This week (27 April to 3 May) is National Gardening Week, the nation’s biggest celebration of gardening (run by the Royal Horticultural Society).
Caring for plants can do wonders for your wellbeing. Gardening is considered moderate intensity exercise – digging, weeding and planting helps burn around 330 calories an hour, which is more than if you were walking at a moderate pace for the same amount of time.
Gardening, or just being around a green environment, can also be a great stress reliever, helping to reduce symptoms of depression and anxiety. Often planting and flower arranging is used to help people recovering from surgery, injuries or health conditions. Horticultural therapy can help people gain a new skill, restore some self-confidence and a sense of community.
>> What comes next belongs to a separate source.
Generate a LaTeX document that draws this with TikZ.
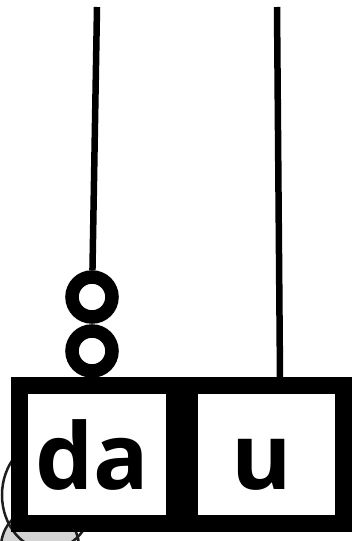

Spending time outside is good for you. When you’re outdoors and exposed to the sun (remember the sun screen though!) your body makes vitamin D. This helps your body to absorb calcium and keep your bones, teeth and muscles healthy.
Gardening can take many forms and with some creative thinking even small spaces can be transformed into an oasis with plants in borders or pots. Houseplants are also very popular and especially valuable for people who don’t have a garden or find it hard to access.
Growing your own produce with your children is a good way to show them where some of their food originates, plus it’s another way to encourage them to try vegetables they’ve not eaten before.
Even if you don’t have a lot of space, you can grow salad leaves, herbs or chillies on a balcony or a window sill, or be more adventurous with tomatoes, strawberries and other produce if you have a garden.
The easiest vegetables to grow are salad leaves, tomatoes, dwarf and climbing beans, peas, courgettes and potatoes, and think about how much money you could save by growing your own!
The Royal Horticultural Society have great advice for growing all sorts of vegetables https://www.rhs.org.uk/advice/grow-your-own/vegetables
If you’re looking for garden ideas whilst we’re in lockdown, Gardeners’ World have some top tips:
A lot of the advice is about making do with what you have, rather than a special trip to the garden centre.